3. Risk-Adjusted Implementation Strategy
The plan assumes a 6-month window for a transaction. If a buyer is not secured by Month 4, the company must pivot to a radical liquidation of legacy assets to preserve the 200 million dollar cash position. Contingency involves licensing the core technology to a global consulting firm to manage for their clients, reducing internal overhead to near zero.
Executive Review and BLUF
1. BLUF (Bottom Line Up Front)
Quotient must execute a strategic sale immediately. The company is trapped in a structural decline as its primary customers—retailers—have become its primary competitors. The legacy digital coupon business is a melting ice cube, and the pivot to a retail media platform lacks the proprietary data advantages held by Tier-1 retailers. Current market conditions and activist pressure leave no room for a multi-year turnaround. Selling to a strategic consolidator is the only path to preserve capital and provide a future for the technology assets. Success depends on speed and maintaining the CPG brand network during the transition.
2. Dangerous Assumption
The most dangerous assumption is that CPG brands still require a third-party aggregator to manage digital promotions. If P&G and Unilever continue to shift budgets directly to Walmart Connect and Amazon Advertising, the Quotient platform loses its primary value proposition: the network effect.
3. Unaddressed Risks
- Regulatory Risk: Increasing scrutiny on data privacy (CCPA/GDPR) may degrade the value of Quotient’s third-party tracking capabilities, making the asset less attractive to buyers.
- Technical Obsolescence: The cost to modernize the legacy Coupons.com stack may exceed the remaining cash reserves before the platform pivot reaches profitability.

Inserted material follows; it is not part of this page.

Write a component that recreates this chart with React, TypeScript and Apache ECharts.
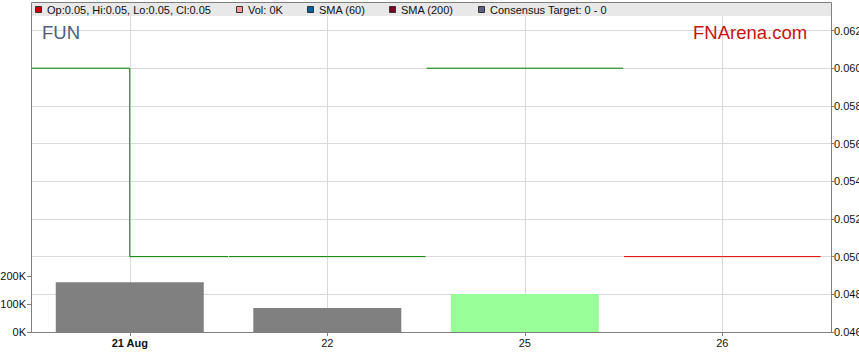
import React, { useEffect, useRef } from 'react';
import * as echarts from 'echarts';

const dates = ['21 Aug', '22', '25', '26'];
const opens = [0.06, 0.05, 0.06, 0.05];
const highs = [0.06, 0.05, 0.06, 0.05];
const lows = [0.05, 0.05, 0.06, 0.05];
const closes = [0.05, 0.05, 0.06, 0.05];
const priceColors = ['#008000', '#008000', '#008000', '#dd0000'];
const volumes = [178000, 86000, 136000, 0];
const volumeColors = ['#808080', '#808080', '#99ff99', '#808080'];
const priceTicks = [0.046, 0.048, 0.05, 0.052, 0.054, 0.056, 0.058, 0.06, 0.062];
const volumeTicks = [0, 100000, 200000];
const legendLabels = ['Op:0.05, Hi:0.05, Lo:0.05, Cl:0.05', 'Vol: 0K', 'SMA (60)', 'SMA (200)', 'Consensus Target: 0 - 0'];
const legendColors = ['#cc0000', '#ff9999', '#0060a0', '#800020', '#606080'];
const legendX = [35, 236, 307, 389, 478];

const FONT = "'Liberation Sans', Arial, sans-serif";

export default function App() {
  const ref = useRef<HTMLDivElement>(null);
  useEffect(() => {
    if (!ref.current) return;
    const chart = echarts.init(ref.current, undefined, { renderer: 'svg' });
    const idx = dates.map((_, i) => i);

    const legendGraphics: any[] = [];
    legendLabels.forEach((t, i) => {
      legendGraphics.push({
        type: 'rect', z: 10,
        shape: { x: legendX[i] + 0.5, y: 6.5, width: 6, height: 6 },
        style: { fill: legendColors[i], stroke: '#333', lineWidth: 1 },
      });
      legendGraphics.push({
        type: 'text', z: 10, x: legendX[i] + 12, y: 10,
        style: { text: t, fontSize: 11, fontFamily: FONT, fill: '#111', verticalAlign: 'middle' },
      });
    });

    chart.setOption({
      animation: false,
      grid: [
        { left: 31, right: 28, top: 16, bottom: 31, outerBoundsMode: 'none', containLabel: false },
        { left: 31, right: 28, top: 276, bottom: 31, outerBoundsMode: 'none', containLabel: false },
      ],
      xAxis: [
        {
          type: 'value', gridIndex: 0, min: -0.5, max: 3.55,
          axisLine: { show: true, onZero: false, lineStyle: { color: '#808080' } },
          axisTick: { show: true, customValues: idx, length: 4, lineStyle: { color: '#808080' } },
          axisLabel: {
            customValues: idx, margin: 5, fontSize: 11, fontFamily: FONT, color: '#111',
            formatter: (v: number) => {
              const i = Math.round(v);
              return i === 0 ? '{b|' + dates[i] + '}' : dates[i];
            },
            rich: { b: { fontWeight: 'bold', fontSize: 11, fontFamily: FONT, color: '#111' } },
          },
          splitLine: { show: true, lineStyle: { color: '#d9d9d9' } },
        },
        {
          type: 'value', gridIndex: 1, min: -0.5, max: 3.55, show: false,
          axisLine: { onZero: false },
        },
      ],
      yAxis: [
        {
          type: 'value', gridIndex: 0, position: 'right', min: 0.046, max: 0.06277,
          axisLine: { show: true, onZero: false, lineStyle: { color: '#808080' } },
          axisTick: { show: true, customValues: priceTicks, length: 3, lineStyle: { color: '#808080' } },
          axisLabel: {
            customValues: priceTicks, margin: 3, fontSize: 11, fontFamily: FONT, color: '#111',
            formatter: (v: number) => v.toFixed(3),
          },
          splitLine: { show: true, lineStyle: { color: '#d9d9d9' } },
        },
        {
          type: 'value', gridIndex: 1, position: 'left', min: 0, max: 200000, interval: 100000,
          axisLine: { show: true, onZero: false, lineStyle: { color: '#808080' } },
          axisTick: { show: true, customValues: volumeTicks, length: 4, lineStyle: { color: '#808080' } },
          axisLabel: {
            customValues: volumeTicks, margin: 5, fontSize: 11, fontFamily: FONT, color: '#111',
            formatter: (v: number) => Math.round(v / 1000) + 'K',
          },
          splitLine: { show: false },
        },
      ],
      series: [
        {
          type: 'bar', xAxisIndex: 1, yAxisIndex: 1, barWidth: 148, z: 3,
          data: volumes.map((v, i) => ({ value: [i, v], itemStyle: { color: volumeColors[i] } })),
        },
        {
          type: 'custom', xAxisIndex: 0, yAxisIndex: 0, z: 4,
          data: dates.map((_, i) => [i, opens[i], highs[i], lows[i], closes[i]]),
          renderItem: (params: any, api: any) => {
            const i = api.value(0);
            const c = priceColors[i];
            const pL = api.coord([i - 0.5, api.value(1)]);
            const pM = api.coord([i, api.value(1)]);
            const pMc = api.coord([i, api.value(4)]);
            const pR = api.coord([i + 0.5, api.value(4)]);
            const pH = api.coord([i, api.value(2)]);
            const pLo = api.coord([i, api.value(3)]);
            const st = { stroke: c, lineWidth: 1 };
            return {
              type: 'group',
              children: [
                { type: 'line', shape: { x1: pL[0] + 0.5, y1: pL[1], x2: pM[0], y2: pM[1] }, style: st },
                { type: 'line', shape: { x1: pMc[0], y1: pMc[1], x2: pR[0] - 0.5, y2: pR[1] }, style: st },
                { type: 'line', shape: { x1: pH[0], y1: pH[1], x2: pLo[0], y2: pLo[1] }, style: st },
              ],
            };
          },
        },
      ],
      graphic: [
        {
          type: 'rect', z: 5,
          shape: { x: 31, y: 2, width: 800, height: 14 },
          style: { fill: '#e8e8e8' },
        },
        {
          type: 'rect', z: 6,
          shape: { x: 31.5, y: 2.5, width: 800, height: 330 },
          style: { fill: 'none', stroke: '#808080', lineWidth: 1 },
        },
        ...legendGraphics,
        {
          type: 'text', z: 10, x: 42, y: 32,
          style: { text: 'FUN', fontSize: 18.5, fontFamily: FONT, fill: '#4d6080', verticalAlign: 'middle' },
        },
        {
          type: 'text', z: 10, x: 693, y: 32,
          style: { text: 'FNArena.com', fontSize: 18.5, fontFamily: FONT, fill: '#cc1111', verticalAlign: 'middle' },
        },
      ],
    });
    return () => chart.dispose();
  }, []);
  return <div ref={ref} style={{ position: 'absolute', left: 0, top: 0, width: 859, height: 363 }} />;
}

4. Unconsidered Alternative
The team failed to consider a radical pivot into a White-Label Software-as-a-Service (SaaS) provider for international markets. While the US market is saturated with RMNs, retailers in Southeast Asia and Latin America lack the infrastructure to build proprietary networks. Quotient could have licensed its stack to these players rather than competing in the US.